A fun blog of 'soft' philosophy about the life and times of a Westiepoo called Chester. Written as a prelude to a more serious novel raising the question: Who is the most bankrupt: the banker who won't whistle-blow or the chef who loses her livelihood?
The provisional title of my master's work is "Never, Never, Debt!" It originates from the influential Canadian guitarist and singer-songwriter Bruce Cockburn who has written many a passionate lyric covering human rights, politics, and spirituality. One of his songs, "Call it Democracy" (from the album World of Wonders, produced by True North Records, 1986), is perhaps the only song ever written about the IMF, which Cockburn accused of fostering insupportable debt in Third World countries. Typically not pulling any punches, Cockburn charges that the IMF does not "really give a flying f**k about the people in misery." His opinion predicates his argument that creditors always make sure that there's one thing left: to keep debtors on the hook with insupportable debt and let them remain as "modern slaves" robbed of any quality of life.

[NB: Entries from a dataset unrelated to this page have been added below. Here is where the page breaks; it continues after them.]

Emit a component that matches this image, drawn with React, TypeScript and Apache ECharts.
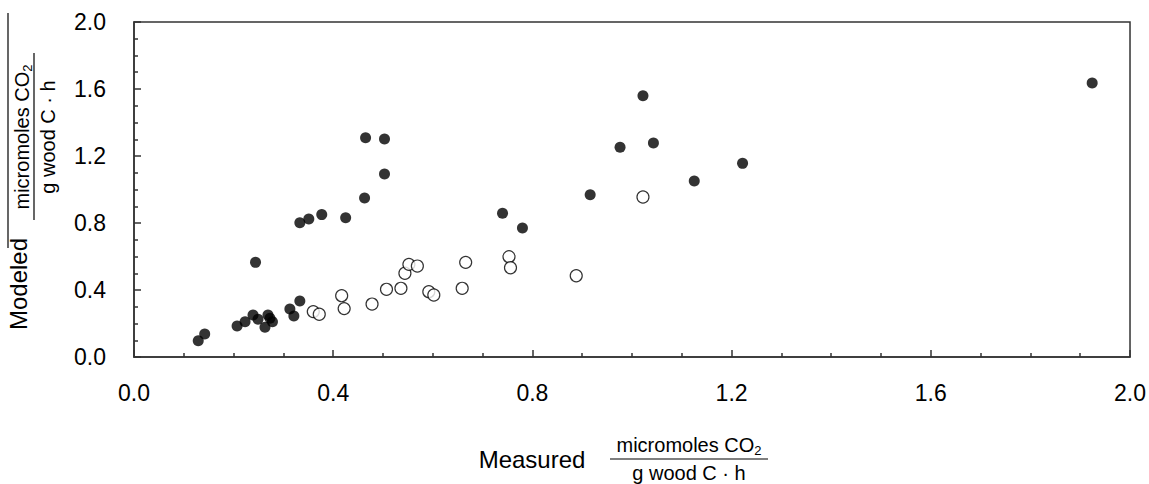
import React, { useEffect, useRef } from "react";
import * as echarts from "echarts";

const filledMeasured = [1.924, 1.022, 0.976, 1.043, 1.222, 1.125, 0.916, 0.74, 0.78, 0.465, 0.503, 0.503, 0.463, 0.425, 0.377, 0.351, 0.333, 0.244, 0.333, 0.313, 0.321, 0.273, 0.278, 0.263, 0.269, 0.239, 0.249, 0.223, 0.207, 0.142, 0.129];
const filledModeled = [1.636, 1.56, 1.252, 1.278, 1.156, 1.051, 0.969, 0.858, 0.77, 1.309, 1.301, 1.093, 0.949, 0.832, 0.85, 0.824, 0.802, 0.565, 0.334, 0.287, 0.245, 0.231, 0.211, 0.177, 0.251, 0.251, 0.225, 0.211, 0.185, 0.137, 0.097];
const openMeasured = [0.36, 0.372, 0.417, 0.422, 0.478, 0.507, 0.536, 0.544, 0.552, 0.569, 0.592, 0.602, 0.659, 0.666, 0.753, 0.756, 0.888, 1.022];
const openModeled = [0.271, 0.255, 0.366, 0.289, 0.316, 0.404, 0.41, 0.5, 0.553, 0.543, 0.39, 0.37, 0.41, 0.565, 0.599, 0.533, 0.485, 0.955];

const axisMin = 0;
const axisMax = 2;
const axisStep = 0.4;

const FONT = "Liberation Sans, Arial, sans-serif";
const INK = "#333";

const richFrac = {
  a: { fontSize: 20, fontFamily: FONT, color: "#000", lineHeight: 24 },
  sub: { fontSize: 13, fontFamily: FONT, color: "#000", lineHeight: 12, verticalAlign: "bottom" as const },
};

export default function App() {
  const ref = useRef<HTMLDivElement>(null);
  useEffect(() => {
    if (!ref.current) return;
    const chart = echarts.init(ref.current, undefined, { renderer: "svg" });
    const axisCommon = {
      type: "value" as const,
      min: axisMin,
      max: axisMax,
      interval: axisStep,
      axisLine: { show: true, lineStyle: { color: INK, width: 1.5 } },
      axisTick: { show: true, inside: true, length: 7, lineStyle: { color: INK, width: 1.5 } },
      minorTick: { show: true, splitNumber: 4, length: 4, lineStyle: { color: INK, width: 1.5 } },
      splitLine: { show: false },
      minorSplitLine: { show: false },
    };
    chart.setOption({
      animation: false,
      backgroundColor: "#fff",
      grid: { left: 134, right: 18, top: 22, bottom: 127, show: true, borderColor: INK, borderWidth: 1.5, backgroundColor: "transparent" },
      xAxis: {
        ...axisCommon,
        axisLabel: { formatter: (v: number) => v.toFixed(1), fontSize: 23, color: "#000", margin: 24, fontFamily: FONT },
      },
      yAxis: {
        ...axisCommon,
        axisLabel: { formatter: (v: number) => v.toFixed(1), fontSize: 23, color: "#000", margin: 28, fontFamily: FONT },
      },
      series: [
        {
          type: "scatter",
          data: openMeasured.map((x, i) => [x, openModeled[i]]),
          symbol: "circle",
          symbolSize: 12,
          itemStyle: { color: "#fff", borderColor: "#000", borderWidth: 1.2 },
        },
        {
          type: "scatter",
          data: filledMeasured.map((x, i) => [x, filledModeled[i]]),
          symbol: "circle",
          symbolSize: 11,
          itemStyle: { color: "#000" },
        },
      ],
      graphic: [
        { type: "text", x: 532, y: 459, style: { text: "Measured", fontSize: 24, fontFamily: FONT, fill: "#000", align: "center", verticalAlign: "middle" } },
        { type: "text", x: 689, y: 445, style: { text: "{a|micromoles CO}{sub|2}", rich: richFrac, align: "center", verticalAlign: "middle" } },
        { type: "line", shape: { x1: 610, y1: 459, x2: 768, y2: 459 }, style: { stroke: "#000", lineWidth: 1.2 } },
        { type: "text", x: 689, y: 473, style: { text: "g wood C · h", fontSize: 20, fontFamily: FONT, fill: "#000", align: "center", verticalAlign: "middle" } },
        { type: "text", x: 18, y: 284, rotation: Math.PI / 2, style: { text: "Modeled", fontSize: 24, fontFamily: FONT, fill: "#000", align: "center", verticalAlign: "middle" } },
        { type: "text", x: 22, y: 137, rotation: Math.PI / 2, style: { text: "{a|micromoles CO}{sub|2}", rich: richFrac, align: "center", verticalAlign: "middle" } },
        { type: "line", shape: { x1: 34, y1: 53, x2: 34, y2: 220 }, style: { stroke: "#000", lineWidth: 1.2 } },
        { type: "text", x: 48, y: 137, rotation: Math.PI / 2, style: { text: "g wood C · h", fontSize: 20, fontFamily: FONT, fill: "#000", align: "center", verticalAlign: "middle" } },
        { type: "line", shape: { x1: 8, y1: 13, x2: 8, y2: 248 }, style: { stroke: "#000", lineWidth: 1.2 } },
      ],
    });
    return () => chart.dispose();
  }, []);
  return <div ref={ref} style={{ position: "fixed", left: 0, top: 0, width: 1149, height: 484 }} />;
}
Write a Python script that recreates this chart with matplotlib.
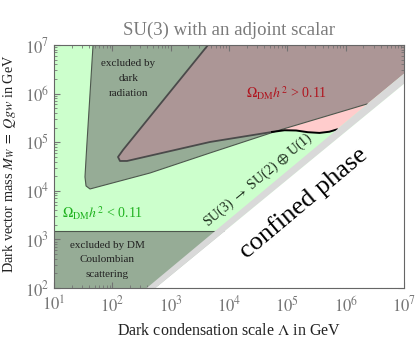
import numpy as np
import matplotlib.pyplot as plt
from matplotlib.ticker import LogLocator

plt.rcParams['font.family'] = ['Liberation Serif', 'DejaVu Serif']
plt.rcParams['mathtext.fontset'] = 'stix'

# log10 of Lambda (x) and M_W (y) for the region boundaries
conf_upper_x = [2.59, 7.0]
conf_upper_y = [2.0, 6.41]
conf_edge_x = [2.74, 7.0]
conf_edge_y = [2.0, 6.2]

coulomb_top = 3.17

darkrad_x = [1.669, 1.561, 1.531, 1.549, 1.617, 2.646, 3.674, 4.874, 6.366]
darkrad_y = [7.0, 4.907, 4.284, 4.099, 4.037, 4.366, 4.778, 5.251, 5.786]

over_x = [3.640, 2.183, 2.097, 2.131, 2.251, 3.674, 4.737]
over_y = [7.0, 4.840, 4.695, 4.613, 4.613, 5.004, 5.210]

relic_x = [4.737, 4.95, 5.15, 5.35, 5.55, 5.72, 5.85]
relic_y = [5.210, 5.245, 5.240, 5.205, 5.190, 5.215, 5.262]

x_decades = [1, 2, 3, 4, 5, 6, 7]
y_decades = [2, 3, 4, 5, 6, 7]

green = '#ccffcc'
pink = '#ffcccc'
shade = (0.44, 0.44, 0.44, 0.58)
edge = '#4d574d'

fig = plt.figure(figsize=(4.17, 3.38), dpi=100)
ax = fig.add_axes([0.1295, 0.148, 0.8395, 0.719])
ax.set_xscale('log')
ax.set_yscale('log')
ax.set_xlim(1e1, 1e7)
ax.set_ylim(1e2, 1e7)
ax.set_facecolor(green)

p = lambda v: 10 ** np.asarray(v, dtype=float)

# overabundant relic region
ox = list(over_x) + relic_x[1:] + [7.0, 7.0]
oy = list(over_y) + relic_y[1:] + [conf_upper_y[1], 7.0]
ax.fill(p(ox), p(oy), color=pink, lw=0, zorder=1)

# dark radiation exclusion
dx = darkrad_x + [7.0, 7.0]
dy = darkrad_y + [conf_upper_y[1], 7.0]
ax.fill(p(dx), p(dy), color=shade, lw=0, zorder=2)
ax.plot(p(darkrad_x), p(darkrad_y), color=edge, lw=0.8, zorder=3)

# relic abundance contour
ax.plot(p(over_x), p(over_y), color='#4a4a4a', lw=1.3, zorder=3)
ax.plot(p(relic_x), p(relic_y), color='black', lw=1.4, zorder=3)

# DM Coulombian scattering
ax.fill(p([1, 1, 7, 7]), p([2, coulomb_top, coulomb_top, 2]), color=shade, lw=0, zorder=2)
ax.plot(p([1, 7]), p([coulomb_top, coulomb_top]), color=edge, lw=0.8, zorder=3)

# confined phase
ax.fill(p([conf_upper_x[0], conf_upper_x[1], 7.0, conf_edge_x[0]]),
        p([conf_upper_y[0], conf_upper_y[1], conf_edge_y[1], conf_edge_y[0]]),
        color='#d9d9d9', lw=0, zorder=4)
ax.fill(p([conf_edge_x[0], conf_edge_x[1], 7.0, 7.0]),
        p([conf_edge_y[0], conf_edge_y[1], 2.0, 2.0]),
        color='white', lw=0, zorder=4)

# labels inside the plot
ax.text(186, 2.0e6, 'excluded by\ndark\nradiation', ha='center', va='center',
        fontsize=8, color='#222222', linespacing=1.85, zorder=5)
ax.text(9.8e4, 1.0e6, r'$\Omega_{\rm DM}h^2$ > 0.11', ha='center', va='center',
        fontsize=10, color='#b0141e', zorder=5)
ax.text(69, 3.5e3, r'$\Omega_{\rm DM}h^2$ < 0.11', ha='center', va='center',
        fontsize=10, color='#1fb21f', zorder=5)
ax.text(81, 377, 'excluded by DM\nCoulombian\nscattering', ha='center', va='center',
        fontsize=8, color='#222222', linespacing=1.85, zorder=5)
ax.text(3.2e4, 1.66e4, r'SU(3) $\rightarrow$ SU(2) $\oplus$ U(1)', ha='center', va='center',
        rotation=40, fontsize=10, color='#1a2a1a', zorder=5)
ax.text(1.9e5, 5.6e3, 'confined phase', ha='center', va='center',
        rotation=40, fontsize=19, color='black', zorder=5)

ax.set_title('SU(3) with an adjoint scalar', fontsize=13.5, color='#7a7a7a', pad=7)
ax.set_xlabel(r'Dark condensation scale $\Lambda$ in GeV', fontsize=11.5, color='#222222')
ax.set_ylabel(r'Dark vector mass $M_W\ =\ Qgw$ in GeV', fontsize=10.3, color='#222222')
ax.xaxis.set_label_coords(0.5, -0.144)
ax.yaxis.set_label_coords(-0.102, 0.51)

ax.set_xticks(p(x_decades), [r'$10^{%d}$' % d for d in x_decades])
ax.set_yticks(p(y_decades), [r'$10^{%d}$' % d for d in y_decades])
ax.xaxis.set_minor_locator(LogLocator(base=10, subs=np.arange(2, 10), numticks=20))
ax.yaxis.set_minor_locator(LogLocator(base=10, subs=np.arange(2, 10), numticks=20))
ax.set_xlim(1e1, 1e7)
ax.set_ylim(1e2, 1e7)

ax.tick_params(which='both', direction='in', top=True, right=True, colors='#777777',
               labelsize=12)
ax.tick_params(which='major', length=4)
ax.tick_params(which='minor', length=2)
ax.tick_params(axis='x', which='major', pad=5.5)
for s in ax.spines.values():
    s.set_color('#666666')
    s.set_zorder(6)

fig.savefig('out.png', dpi=100)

While Mr. A does not wholly concur with the vehemence of Cockburn's rage, he recognises the extreme suffering and unhappiness caused by debt. Debt-ridden peoples and nations become subjugated to intolerable profiteering and in effect are 'modern' slaves. He has therefore chosen to highlight the need for liberty, true freedom and ultimate salvation from such hardship through the principle of 'Jubilee.'
His writings and the thinking behind Mr. A's work reflect his desire to warn the modern world that insupportable levels of personal, corporate and governmental debt will not only affect the existing 'poor', but it will also cause untold misery for the masses of unexpecting aspirational middle classes too. Psychological, emotional and mental health will suffer, family bonds and relationships will break, and trust and confidence in a cynical society will be at an all-time low. It just takes one event, one occasion to be in the wrong place at the wrong time, one misjudgement, for the status quo to crumble and lo and behold catastrophic failure.
The good news is that all of this is redeemable. People and nations can see restoration, but it requires a new kind of politics, a new kind of economics and a new kind of, dare I say it, "repentance" from modern corporate capitalism to a post-modern appreciation of community, solidarity, justice, gift, service and subsidiarity.
So although I am on the bridge to nowhere in particular, my master is on the move.